The freedom to build on the basis of things that I stand for—that is to say, teaching that is adapted to the students’ trajectory, history, and goals. It becomes harder to maintain if your program gets bigger and bigger. But the preceptor group model really helped. No matter how big the overall program was, you had an intimate group of 20 people you went through the whole program with who shared your general disciplinary research interests. I loved building the staff and being effective together. And I liked fighting the battles for students to make sure nobody was discriminating against them because they were in the Social Sciences Division, not in any one department. I was independent enough to be able to take on anybody who was going to suggest that master’s students didn’t belong. I liked the fight.

How do you feel about receiving the Norman Maclean Faculty Award from your former students?

It’s such an enormously prestigious award.

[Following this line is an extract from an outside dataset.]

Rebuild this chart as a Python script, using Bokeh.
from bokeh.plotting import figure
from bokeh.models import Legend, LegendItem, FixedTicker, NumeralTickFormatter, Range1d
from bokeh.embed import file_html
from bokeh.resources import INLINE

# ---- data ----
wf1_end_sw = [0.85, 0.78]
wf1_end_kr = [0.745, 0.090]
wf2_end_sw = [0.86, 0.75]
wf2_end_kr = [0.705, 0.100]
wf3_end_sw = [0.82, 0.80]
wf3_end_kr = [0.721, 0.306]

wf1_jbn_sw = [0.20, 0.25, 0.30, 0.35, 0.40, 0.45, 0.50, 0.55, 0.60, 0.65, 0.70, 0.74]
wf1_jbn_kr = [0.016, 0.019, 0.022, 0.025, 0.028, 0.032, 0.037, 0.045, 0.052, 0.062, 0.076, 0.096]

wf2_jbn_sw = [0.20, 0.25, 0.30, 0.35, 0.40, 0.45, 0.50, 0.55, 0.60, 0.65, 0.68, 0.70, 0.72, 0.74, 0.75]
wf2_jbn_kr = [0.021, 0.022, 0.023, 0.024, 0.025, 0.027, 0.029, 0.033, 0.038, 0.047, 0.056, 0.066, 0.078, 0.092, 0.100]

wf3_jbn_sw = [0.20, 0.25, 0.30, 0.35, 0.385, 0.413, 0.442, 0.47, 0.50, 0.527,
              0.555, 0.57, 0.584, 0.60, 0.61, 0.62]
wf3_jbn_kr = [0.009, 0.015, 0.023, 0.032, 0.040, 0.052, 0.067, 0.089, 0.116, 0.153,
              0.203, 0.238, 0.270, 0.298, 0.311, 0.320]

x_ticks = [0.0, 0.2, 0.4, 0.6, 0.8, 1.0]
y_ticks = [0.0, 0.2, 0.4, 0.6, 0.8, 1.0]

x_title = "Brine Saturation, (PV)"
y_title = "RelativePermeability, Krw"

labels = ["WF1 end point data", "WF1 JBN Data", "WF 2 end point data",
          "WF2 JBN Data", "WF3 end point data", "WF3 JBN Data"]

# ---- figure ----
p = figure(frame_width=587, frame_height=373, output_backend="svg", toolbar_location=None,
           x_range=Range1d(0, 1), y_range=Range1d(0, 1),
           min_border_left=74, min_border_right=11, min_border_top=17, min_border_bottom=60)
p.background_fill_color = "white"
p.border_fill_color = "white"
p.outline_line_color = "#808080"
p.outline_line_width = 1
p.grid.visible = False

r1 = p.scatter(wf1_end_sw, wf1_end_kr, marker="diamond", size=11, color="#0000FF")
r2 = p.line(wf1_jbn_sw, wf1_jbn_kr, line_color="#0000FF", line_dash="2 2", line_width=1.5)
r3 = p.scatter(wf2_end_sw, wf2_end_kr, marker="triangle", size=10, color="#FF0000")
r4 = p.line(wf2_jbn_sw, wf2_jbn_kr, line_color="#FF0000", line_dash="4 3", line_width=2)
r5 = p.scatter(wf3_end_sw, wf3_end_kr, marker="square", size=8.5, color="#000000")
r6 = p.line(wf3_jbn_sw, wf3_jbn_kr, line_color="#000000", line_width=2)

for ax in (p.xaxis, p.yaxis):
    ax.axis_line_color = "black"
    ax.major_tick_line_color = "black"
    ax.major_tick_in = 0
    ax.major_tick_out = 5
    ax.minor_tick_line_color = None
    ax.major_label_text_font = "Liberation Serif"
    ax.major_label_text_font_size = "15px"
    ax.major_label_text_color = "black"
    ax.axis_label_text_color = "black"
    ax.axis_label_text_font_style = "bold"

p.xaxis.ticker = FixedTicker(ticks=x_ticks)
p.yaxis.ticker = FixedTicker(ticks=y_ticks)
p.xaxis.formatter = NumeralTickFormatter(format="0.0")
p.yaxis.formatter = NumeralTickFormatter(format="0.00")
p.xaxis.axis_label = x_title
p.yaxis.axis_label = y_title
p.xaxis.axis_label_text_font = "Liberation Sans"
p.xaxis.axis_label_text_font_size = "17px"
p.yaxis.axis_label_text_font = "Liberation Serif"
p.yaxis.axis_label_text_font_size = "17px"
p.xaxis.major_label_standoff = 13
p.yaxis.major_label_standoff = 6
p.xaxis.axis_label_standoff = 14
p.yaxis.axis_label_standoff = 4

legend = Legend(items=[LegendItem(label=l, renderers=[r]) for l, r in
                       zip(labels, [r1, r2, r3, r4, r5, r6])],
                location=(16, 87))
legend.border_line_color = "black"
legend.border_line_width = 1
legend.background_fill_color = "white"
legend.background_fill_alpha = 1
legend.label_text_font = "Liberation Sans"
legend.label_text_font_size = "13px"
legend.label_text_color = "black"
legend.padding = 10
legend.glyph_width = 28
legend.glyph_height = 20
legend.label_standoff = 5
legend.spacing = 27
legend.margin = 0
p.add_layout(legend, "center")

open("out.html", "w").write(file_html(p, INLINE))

It’s so meaningful. I once talked about teaching with Norman Maclean, PhD’40, and among my own valued mentors are six other acclaimed winners. So there’s a lineage effect here. I was just thrilled and really, really honored.

Who were your own most influential teachers?

Victor Turner and [William Rainey Harper Professor Emeritus of Anthropology] Ralph Nicholas, PhD’62, were terribly important to me. But my main teachers were the staff of the College Core course known today as Self, Culture, and Society: Year after year, teaching with nearly every major figure in our Social Sciences Division, having them teach me how to teach, as well as teach me social theory. That was the most important experience for me. Those Core staff meetings were an unparalleled venue of mutual education and learning for us.

I’m not a big fan of people standing up and telling you how you should run a classroom. It’s much more powerful when it’s integrated with the actual material. We would debate: Wow, why aren’t my students getting this idea in Marx or Freud? What’s in this Durkheim that they’re grabbing onto? How on earth do we get an understanding of Fanon beyond simple postcolonialism? Which book can we teach to show how productive ethnography remains as a method today? This is what we worked on for an hour and a half every week throughout the year. So that was my real education. Everything I’ve done since then was built on that, including my publications.

You made such an impression on so many alumni that you’re receiving this award, you also ran a degree program—all while attending 16 Olympics and producing field-defining research. How did you balance all of this?

Balance would not be the right word. Just by being a passionate person, I suppose. I’ve always been passionately curious about individual lives, including the lives of my students, maybe especially so because of the responsibilities that come with being a faculty member. I’ve always been fascinated with what social matrices and chance occurrences have led students to be here, in this classroom or in my office hours. In some of my College courses, I’ve required office hours so I can have these conversations. In MAPSS, each instructor, all the preceptors, and all the staff had ready to hand what we called “the bible,” which contained all the information we had about each student in the program. So if you had an appointment with a student, you could refresh your memory. We wanted you to know that we were talking to you, not to a generic student. I know that students grow to appreciate this, if they get that you’re trying to relate to them as more than classroom performers.

But the main point for me was always to help them become more reflective about their lives and trajectories. I wanted them to really come into their own educations, to come to possess what I call an owned intellectual autobiography, not just a transcript. I took these courses, but how did I come to value this idea? What ideas made no sense to me that I rejected? And what does this have to do with where I come from, with who I am, with my educational capital, with my career? That’s education to me.